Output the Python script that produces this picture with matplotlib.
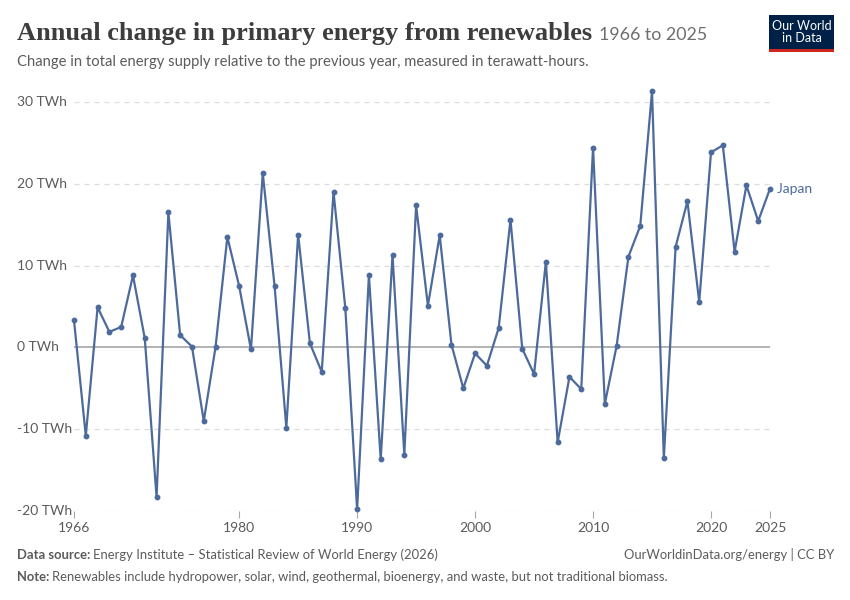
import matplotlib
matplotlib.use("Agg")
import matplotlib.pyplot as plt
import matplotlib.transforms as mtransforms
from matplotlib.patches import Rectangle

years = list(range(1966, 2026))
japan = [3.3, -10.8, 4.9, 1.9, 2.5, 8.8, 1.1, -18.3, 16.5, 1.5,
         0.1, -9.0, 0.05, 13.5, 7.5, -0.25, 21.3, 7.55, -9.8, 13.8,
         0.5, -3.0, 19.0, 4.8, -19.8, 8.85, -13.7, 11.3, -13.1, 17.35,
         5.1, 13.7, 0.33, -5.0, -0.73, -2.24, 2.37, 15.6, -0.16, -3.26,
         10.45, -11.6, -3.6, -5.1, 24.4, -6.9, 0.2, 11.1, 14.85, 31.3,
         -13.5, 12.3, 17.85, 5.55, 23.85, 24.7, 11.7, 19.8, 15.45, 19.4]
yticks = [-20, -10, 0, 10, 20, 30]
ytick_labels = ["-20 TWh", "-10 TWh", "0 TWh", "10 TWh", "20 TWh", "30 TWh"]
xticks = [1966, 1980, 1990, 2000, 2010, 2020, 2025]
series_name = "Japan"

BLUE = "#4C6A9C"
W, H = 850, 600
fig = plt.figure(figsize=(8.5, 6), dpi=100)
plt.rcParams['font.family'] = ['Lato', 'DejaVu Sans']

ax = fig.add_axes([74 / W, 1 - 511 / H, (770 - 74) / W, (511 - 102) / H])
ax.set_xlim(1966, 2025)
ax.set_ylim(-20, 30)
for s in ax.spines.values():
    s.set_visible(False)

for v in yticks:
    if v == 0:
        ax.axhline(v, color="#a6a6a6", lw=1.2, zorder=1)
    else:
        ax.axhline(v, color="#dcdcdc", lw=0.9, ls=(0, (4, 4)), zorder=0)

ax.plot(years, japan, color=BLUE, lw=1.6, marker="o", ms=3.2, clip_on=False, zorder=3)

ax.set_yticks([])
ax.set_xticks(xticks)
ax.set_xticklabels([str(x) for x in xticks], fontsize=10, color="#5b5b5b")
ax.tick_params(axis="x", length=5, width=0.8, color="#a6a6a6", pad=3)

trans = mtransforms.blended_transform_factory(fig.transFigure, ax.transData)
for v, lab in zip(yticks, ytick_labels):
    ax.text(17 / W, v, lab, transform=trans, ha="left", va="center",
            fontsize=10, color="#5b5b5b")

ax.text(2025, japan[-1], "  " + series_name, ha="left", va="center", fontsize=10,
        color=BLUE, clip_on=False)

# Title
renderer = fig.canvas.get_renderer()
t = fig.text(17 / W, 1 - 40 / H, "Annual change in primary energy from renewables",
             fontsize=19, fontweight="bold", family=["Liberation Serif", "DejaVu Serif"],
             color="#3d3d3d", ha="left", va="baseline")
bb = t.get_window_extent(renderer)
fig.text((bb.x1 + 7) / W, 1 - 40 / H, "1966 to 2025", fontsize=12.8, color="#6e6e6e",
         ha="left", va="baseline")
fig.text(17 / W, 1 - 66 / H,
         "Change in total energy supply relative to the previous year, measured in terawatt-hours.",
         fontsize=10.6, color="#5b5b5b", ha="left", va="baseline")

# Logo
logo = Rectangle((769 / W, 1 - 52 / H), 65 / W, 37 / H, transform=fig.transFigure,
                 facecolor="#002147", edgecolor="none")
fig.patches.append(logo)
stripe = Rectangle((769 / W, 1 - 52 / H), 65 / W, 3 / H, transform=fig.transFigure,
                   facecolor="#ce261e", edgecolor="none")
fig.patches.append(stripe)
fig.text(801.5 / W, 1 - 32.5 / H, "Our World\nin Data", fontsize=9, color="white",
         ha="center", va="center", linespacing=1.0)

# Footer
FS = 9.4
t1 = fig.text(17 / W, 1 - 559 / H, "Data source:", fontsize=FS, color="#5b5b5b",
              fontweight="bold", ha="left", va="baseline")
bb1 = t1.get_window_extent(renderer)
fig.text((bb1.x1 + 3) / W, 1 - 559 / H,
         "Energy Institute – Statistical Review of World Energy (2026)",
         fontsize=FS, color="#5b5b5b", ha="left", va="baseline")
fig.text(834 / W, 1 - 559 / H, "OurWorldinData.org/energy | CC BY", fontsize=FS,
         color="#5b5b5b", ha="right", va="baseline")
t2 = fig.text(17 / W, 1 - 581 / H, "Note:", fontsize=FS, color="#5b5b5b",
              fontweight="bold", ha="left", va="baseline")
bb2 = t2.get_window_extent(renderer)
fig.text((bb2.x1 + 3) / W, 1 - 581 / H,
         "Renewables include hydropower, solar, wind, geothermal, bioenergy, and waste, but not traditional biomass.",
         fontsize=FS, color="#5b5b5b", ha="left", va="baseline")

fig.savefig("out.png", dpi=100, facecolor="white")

(The task)
Quote every line word for word and keep the images out of the copy.

(Answer to the problem)
Output the Python script that produces this picture with matplotlib.
import matplotlib
matplotlib.use("Agg")
import matplotlib.pyplot as plt
import matplotlib.transforms as mtransforms
from matplotlib.patches import Rectangle

years = list(range(1966, 2026))
japan = [3.3, -10.8, 4.9, 1.9, 2.5, 8.8, 1.1, -18.3, 16.5, 1.5,
         0.1, -9.0, 0.05, 13.5, 7.5, -0.25, 21.3, 7.55, -9.8, 13.8,
         0.5, -3.0, 19.0, 4.8, -19.8, 8.85, -13.7, 11.3, -13.1, 17.35,
         5.1, 13.7, 0.33, -5.0, -0.73, -2.24, 2.37, 15.6, -0.16, -3.26,
         10.45, -11.6, -3.6, -5.1, 24.4, -6.9, 0.2, 11.1, 14.85, 31.3,
         -13.5, 12.3, 17.85, 5.55, 23.85, 24.7, 11.7, 19.8, 15.45, 19.4]
yticks = [-20, -10, 0, 10, 20, 30]
ytick_labels = ["-20 TWh", "-10 TWh", "0 TWh", "10 TWh", "20 TWh", "30 TWh"]
xticks = [1966, 1980, 1990, 2000, 2010, 2020, 2025]
series_name = "Japan"

BLUE = "#4C6A9C"
W, H = 850, 600
fig = plt.figure(figsize=(8.5, 6), dpi=100)
plt.rcParams['font.family'] = ['Lato', 'DejaVu Sans']

ax = fig.add_axes([74 / W, 1 - 511 / H, (770 - 74) / W, (511 - 102) / H])
ax.set_xlim(1966, 2025)
ax.set_ylim(-20, 30)
for s in ax.spines.values():
    s.set_visible(False)

for v in yticks:
    if v == 0:
        ax.axhline(v, color="#a6a6a6", lw=1.2, zorder=1)
    else:
        ax.axhline(v, color="#dcdcdc", lw=0.9, ls=(0, (4, 4)), zorder=0)

ax.plot(years, japan, color=BLUE, lw=1.6, marker="o", ms=3.2, clip_on=False, zorder=3)

ax.set_yticks([])
ax.set_xticks(xticks)
ax.set_xticklabels([str(x) for x in xticks], fontsize=10, color="#5b5b5b")
ax.tick_params(axis="x", length=5, width=0.8, color="#a6a6a6", pad=3)

trans = mtransforms.blended_transform_factory(fig.transFigure, ax.transData)
for v, lab in zip(yticks, ytick_labels):
    ax.text(17 / W, v, lab, transform=trans, ha="left", va="center",
            fontsize=10, color="#5b5b5b")

ax.text(2025, japan[-1], "  " + series_name, ha="left", va="center", fontsize=10,
        color=BLUE, clip_on=False)

# Title
renderer = fig.canvas.get_renderer()
t = fig.text(17 / W, 1 - 40 / H, "Annual change in primary energy from renewables",
             fontsize=19, fontweight="bold", family=["Liberation Serif", "DejaVu Serif"],
             color="#3d3d3d", ha="left", va="baseline")
bb = t.get_window_extent(renderer)
fig.text((bb.x1 + 7) / W, 1 - 40 / H, "1966 to 2025", fontsize=12.8, color="#6e6e6e",
         ha="left", va="baseline")
fig.text(17 / W, 1 - 66 / H,
         "Change in total energy supply relative to the previous year, measured in terawatt-hours.",
         fontsize=10.6, color="#5b5b5b", ha="left", va="baseline")

# Logo
logo = Rectangle((769 / W, 1 - 52 / H), 65 / W, 37 / H, transform=fig.transFigure,
                 facecolor="#002147", edgecolor="none")
fig.patches.append(logo)
stripe = Rectangle((769 / W, 1 - 52 / H), 65 / W, 3 / H, transform=fig.transFigure,
                   facecolor="#ce261e", edgecolor="none")
fig.patches.append(stripe)
fig.text(801.5 / W, 1 - 32.5 / H, "Our World\nin Data", fontsize=9, color="white",
         ha="center", va="center", linespacing=1.0)

# Footer
FS = 9.4
t1 = fig.text(17 / W, 1 - 559 / H, "Data source:", fontsize=FS, color="#5b5b5b",
              fontweight="bold", ha="left", va="baseline")
bb1 = t1.get_window_extent(renderer)
fig.text((bb1.x1 + 3) / W, 1 - 559 / H,
         "Energy Institute – Statistical Review of World Energy (2026)",
         fontsize=FS, color="#5b5b5b", ha="left", va="baseline")
fig.text(834 / W, 1 - 559 / H, "OurWorldinData.org/energy | CC BY", fontsize=FS,
         color="#5b5b5b", ha="right", va="baseline")
t2 = fig.text(17 / W, 1 - 581 / H, "Note:", fontsize=FS, color="#5b5b5b",
              fontweight="bold", ha="left", va="baseline")
bb2 = t2.get_window_extent(renderer)
fig.text((bb2.x1 + 3) / W, 1 - 581 / H,
         "Renewables include hydropower, solar, wind, geothermal, bioenergy, and waste, but not traditional biomass.",
         fontsize=FS, color="#5b5b5b", ha="left", va="baseline")

fig.savefig("out.png", dpi=100, facecolor="white")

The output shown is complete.